L’ultima opera di misericordia posta sullo sfondo della capanna è «dar da bere agli assetati». Gesù è vera bevanda. Egli ci ha lasciato come pegno della gloria futura il suo sangue, che non bagna più gli stipiti delle porte come il sangue sacrificale dell’agnello pasquale, ma le labbra dei credenti. Nell’opera di Alkmaar, la solarità della scena lascia intendere una giornata asciutta, capace di suscitare la sete in tutti, viandanti, pellegrini e poveri. Dal porticato di una casa signorile escono marito e moglie recando tre brocche, tre come la Trinità che è la prima a dissetare l’uomo nel suo desiderio di eternità. Nella foga generosa del dono, il padrone di casa compie un gesto persino maldestro e lascia cadere una manica del manto, liberando il braccio con cui serve il pellegrino che gli sta dinanzi. L’uomo è reduce da un lungo viaggio lo capiamo dal capo rasato tipico di colui che, pernottando in luoghi di fortuna ha contratto o teme di contrarre pidocchi. In primo piano due poveri, uno storpio e un fanciullo attendono pazientemente il loro turno. In coda vediamo anche una donna col suo bambino e un altro pellegrino, tutti desiderosi di dissetarsi. I gradini della casa sono azzurri come i riflessi delle brocche di metallo. Quella casa offre da bere agli uomini, non per filantropia, ma in nome della fede. Sullo sfondo scopriamo, come nelle altre scene, la presenza di Gesù. Questi non fissa gli occhi sui bisognosi, ma sulla famiglia che si prodiga nell’aiuto e nel servizio.

In alto, dietro alla capanna e alla case in primo piano, si estende un altro villaggio. Sopra il quale sovrasta l’immagine del Padre, giovane, col volto di Cristo. Ai lati di Dio padre, altre due scene di misericordia: «visitare i malati e seppellire i morti». L’opera «visitare i malati» si trova a destra, vicino al gruppo delle case, una modesta e due signorili del presepe stesso. Nel pannello dell’anonimo olandese si vede un porticato oltre al quale s’intravvedono scene di soccorso a quanti, durante il viaggio, hanno contratto malattie. Anche una delle due case del nostro presepe ha un porticato, mentre la prima casa ha un grande portone, segno di quella porta della misericordia che si spalanca verso le miserie umane.
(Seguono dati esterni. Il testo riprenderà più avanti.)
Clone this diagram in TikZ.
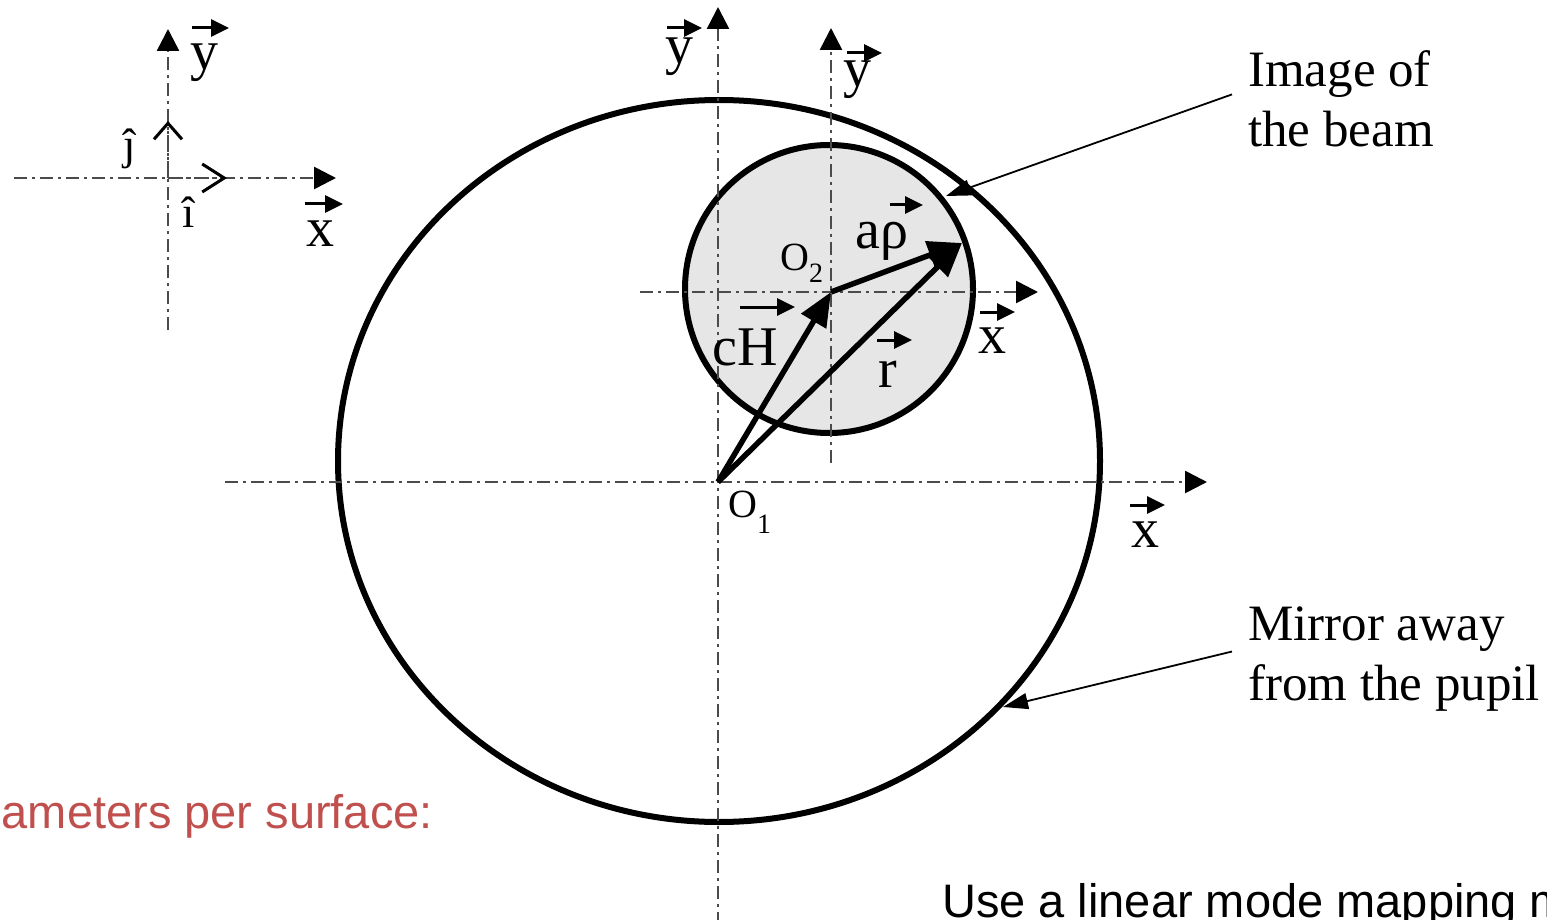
\documentclass[tikz,border=0pt]{standalone}
\usepackage{fontspec}
\setmainfont{Liberation Serif}
\newfontfamily\arialfont{Liberation Sans}
\usetikzlibrary{arrows.meta}
\definecolor{redtxt}{RGB}{192,80,77}
\definecolor{beamfill}{RGB}{230,230,230}
\definecolor{axisgray}{RGB}{75,75,75}
\begin{document}
\begin{tikzpicture}[x=1pt,y=-1pt,
  axisline/.style={draw=axisgray, line width=2.6pt,
    dash pattern=on 13pt off 5pt on 3pt off 5pt,
    -{Triangle[length=22pt,width=22pt,black]}},
  unitvec/.style={draw=axisgray, line width=2.6pt,
    dash pattern=on 13pt off 5pt on 3pt off 5pt},
  vecline/.style={draw=black, line width=5.5pt,
    -{Triangle[length=34pt,width=28pt]}},
  vmark/.style={draw=black, line width=3pt,
    -{Triangle[length=18pt,width=17pt]}},
  pointer/.style={draw=black, line width=1.8pt,
    -{Triangle[length=25pt,width=16pt]}},
  lab/.style={font=\fontsize{56}{60}\selectfont, inner sep=0pt},
  olab/.style={font=\fontsize{40}{44}\selectfont, inner sep=0pt},
  hatlab/.style={font=\fontsize{44}{48}\selectfont, inner sep=0pt},
  bigtxt/.style={font=\fontsize{51}{60}\selectfont, inner sep=0pt, align=left},
  sanstxt/.style={font=\arialfont\fontsize{47}{50}\selectfont, inner sep=0pt}
]
\useasboundingbox (0,0) rectangle (1547,920);

% key points
\coordinate (O1) at (718,482);
\coordinate (O2) at (831,292);
\coordinate (P) at (962,243);
\coordinate (T) at (168,178);

% mirror and beam image
\draw[line width=6pt] (719,461) ellipse [x radius=381pt, y radius=361pt];
\draw[line width=6pt, fill=beamfill] (829,289) circle [radius=144pt];

% axes of the small reference frame (top left)
\coordinate (tlx0) at (14,178);   \coordinate (tlx1) at (336,178);
\coordinate (tly0) at (168,330);  \coordinate (tly1) at (168,29);
\draw[axisline] (tlx0) -- (tlx1);
\draw[axisline] (tly0) -- (tly1);
\coordinate (itip) at (227,178);
\coordinate (jtip) at (168,121);
\draw[unitvec, -{Straight Barb[length=22pt,width=28pt,line width=3pt,black]}] (T) -- (itip);
\draw[unitvec, -{Straight Barb[length=16pt,width=28pt,line width=3pt,black]}] (T) -- (jtip);

% axes through O1
\coordinate (mx0) at (225,482);  \coordinate (mx1) at (1207,482);
\coordinate (my0) at (718,925);  \coordinate (my1) at (718,7);
\draw[axisline] (mx0) -- (mx1);
\draw[axisline] (my0) -- (my1);

% axes through O2
\coordinate (sx0) at (640,292);  \coordinate (sx1) at (1038,292);
\coordinate (sy0) at (831,463);  \coordinate (sy1) at (831,28);
\draw[axisline] (sx0) -- (sx1);
\draw[axisline] (sy0) -- (sy1);

% vectors
\draw[vecline] (O1) -- (O2);
\draw[vecline] (O1) -- (P);
\draw[vecline] (O2) -- (P);

% labels, top-left frame
\node[lab, anchor=base west] (tly) at (190,70) {y};
\draw[vmark] (192,28) -- (229,28);
\node[lab, anchor=base west] (tlx) at (306,247) {x};
\draw[vmark] (305,204) -- (343,204);
\node[hatlab, anchor=base west] (ihat) at (182,227) {î};
\node[hatlab, anchor=base west] (jhat) at (123,160) {ĵ};

% labels, main frame
\node[lab, anchor=base west] (my) at (665,64) {y};
\draw[vmark] (667,28) -- (702,28);
\node[lab, anchor=base west] (mx) at (1131,547) {x};
\draw[vmark] (1130,505) -- (1165,505);
\node[olab, anchor=base west] (o1lab) at (728,517) {O\raisebox{-16pt}{\fontsize{28}{28}\selectfont 1}};

% labels, beam frame
\node[lab, anchor=base west] (sy) at (843,87) {y};
\draw[vmark] (847,53) -- (882,53);
\node[lab, anchor=base west] (sx) at (978,353) {x};
\draw[vmark] (980,312) -- (1015,312);
\node[olab, anchor=base west] (o2lab) at (780,270) {O\raisebox{-12pt}{\fontsize{28}{28}\selectfont 2}};

% vector labels
\node[lab, anchor=base west] (arho) at (855,248) {aρ};
\draw[vmark] (890,205) -- (923,205);
\node[lab, anchor=base west] (ch) at (712,365) {cH};
\draw[vmark] (740,307) -- (795,307);
\node[lab, anchor=base west] (rl) at (878,387) {r};
\draw[vmark] (877,340) -- (912,340);

% callouts
\node[bigtxt, anchor=north west] (img) at (1248,50) {Image of\\the beam};
\coordinate (beamhit) at (946,196);
\draw[pointer] ([xshift=-16pt,yshift=4pt]img.west) -- (beamhit);
\node[bigtxt, anchor=north west] (mir) at (1248,607) {Mirror away\\from the pupil};
\coordinate (mirhit) at (1003,707);
\draw[pointer] ([xshift=-16pt,yshift=8pt]mir.west) -- (mirhit);

% slide text fragments
\node[sanstxt, text=redtxt, anchor=base east] (ptext) at (433,828) {ameters per surface:};
\node[sanstxt, anchor=base west] (utext) at (942,917) {Use a linear mode mapping m};
\end{tikzpicture}
\end{document}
Queste case guardano verso la parete, oltre la quale, tra l’altro, noi effettivamente ospitiamo la dispensa per il sostentamento delle famiglie più bisognose di Pietrarubbia.
Dal lato opposto, vicino alla Chiesa e al campanile, troviamo invece l’opera «seppellire i morti». Se qui, nel cielo campeggia il Cristo in gloria, sulla bara, invece, si vede una grande croce. Croce e gloria adornano anche la Chiesa e il campanile del villaggio che accoglie il nostro presepe. L’orologio del campanile dice il mistero del tempo che conduce ogni uomo a varcare la soglia dell’eternità. L’ogiva luminosa del campanile, dove s’intravvede l’angelo, racconta la promessa della gloria di risurrezione, mentre, sulla cima del tetto, ecco la croce indicare la via percorsa da Cristo per offrirci tale grazia. Questa strada è anche la nostra. Sul tetto della chiesa, pure abbiamo la croce e più sotto il rosone, altro simbolo di quella gloria che sarà anche nostra grazie all’accoglienza paziente delle nostre croci.

Le statue del Presepe “incarnano” le opere di misericordia. La donna con la brocca dà da bere agli assetati, l’uomo con le oche offre da mangiare agli affamati, il pastore con le pecore veste di lana gli ignudi. San Giuseppe con la lanterna accoglie noi, pellegrini, che cerchiamo Gesù. I tre re Magi con i loro doni significano le ultime tre opere di misericordia. Con la mirra, in mano al Re moro, si ungevano i morti ma si curavano anche le malattie e quindi viene significata la cura degli infermi. Nell’incenso, in mano al Re mago con il copricapo da vescovo ortodosso, si cela il simbolo della preghiera che è la prima forma per visitare carcerati e sofferenti. La vita claustrale, del resto, si chiude dentro le mura dei conventi, non per estraniarsi dal mondo, ma per “evadere” da questo mondo mediante il mezzo della preghiera e trascinare con sé tutti quelli che attendono la vera liberazione che Cristo ci ha promesso. Infine, in primo piano il re inginocchiato reca l’oro. L’oro non muta con il tempo, è un metallo luminosissimo in cui si riflette la luce di Dio stesso. Per questo l’oro è simbolo dell’eternità e a esso si riferisce l’opera di seppellire i morti, perché solo chi crede in una vita futura si prende cura del corpo dell’uomo anche dopo a sua morte.
Dietro alle opere di misericordia sta, in filigrana, la pagina di Matteo 25,31-40, quella in cui il Figlio dell’uomo, tornando sulla terra, riconoscerà solo quanti hanno soccorso in vita i fratelli, espressione concreta della sua presenza in mezzo agli uomini.